Akal adalah salah satu karunia tuhan yang menjadi ciri khas dan pembeda antara manusia dengan hewan yang lebih menggunakan instingnya secara alamiah tanpa pertimbangan akal dalam berkehidupan. Kata akal sendiri berasal dari bahasa arab yakni al-aql yang berarti ikatan atau tambatan. Secara umum kata áqal berada dalam konteks potensi yang dianugerahkan Tuhan kepada manusia untuk mendorong terciptanya sebuah budi pekerti atau menghalangi seseorang melakukan keburukan (Quraish Shihab: 2018) sedangkan menurut Harun Nasution kata aqala mengandung arti mengerti, memahami dan berpikir serta menjadi salah satu sumber utama ajaran Islam. Karena islam memandang tinggi derajat sebuah akal sampai bisa dikatakan akal adalah salah satu dasar bagi seseorang untuk memperkuat imannya. Selain itu syariat yang ada dalam ajaran agama islam juga diperuntukan kepada orang yang berakal. Ada banyak syariat islam yang diberlakukan ketika seseorang sudah baligh, karena orang yang sudah baligh dianggap sudah matang akalnya dan akan mampu dalam menerjemahkan serta menghayati syariat islam.

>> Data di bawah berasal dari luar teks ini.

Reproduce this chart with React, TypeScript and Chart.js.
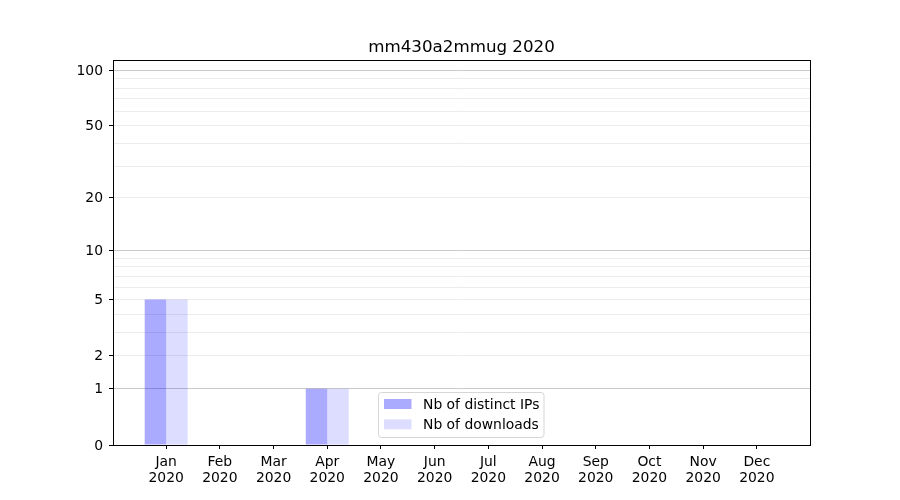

Orang yang berakal juga dijelaskan Allah dalam surat Ali-Imran ayat 190-191, disana Allah menjelaskan bahwa orang yang berakal adalah orang yang senantiasa mengingatnya dalam keadaan apapaun dan senantiasa memikirkan tentang penciptaan langit dan bumi. Ayat ini menggunakan kata ulil albab dalam penyebutan orang yang berakal, dan dari sini bisa diambil kesimpulan pula bahwa orang yang berakal adalah ornag yang mampu menerjemahkan ayat-ayat atau wahyu Allah. Makansudah seharusnya pula, orang yang menggunakan akal sebagai mana mestinya akan dekat dengan Allah karena yang ia terjemahkan adalah ayat-ayatnya.
x
x
Akal juga memiliki beberapa kekurangan, karena akal hanya dapat mengartikan suatu fenomena secara objektif dan rasional, padahal subjektifitas juga diperlukan dalam mengartikam suatu fenomena. Karenanya akal tetap harus berimbang dengan qalb atau hati. Immanuel Kant akal tidak pernah mampu mencapai pengetahuan langsung tentang sesuatu perkara. Akal hanya mampu berpikir perkara yang dilihat terus (fenomena) tetapi hati mampu menafsir suatu perkara dengan tidak terhalang oleh perkara apapun tanpa ada jarak antara subjek dan objek. Maka keseimbangan antara keduanya diperlukan agar nantinya ilmu yang diserap dari suatu peristiwa tidak hanya bersifat objektif ataupun hanya bersifat subjektif.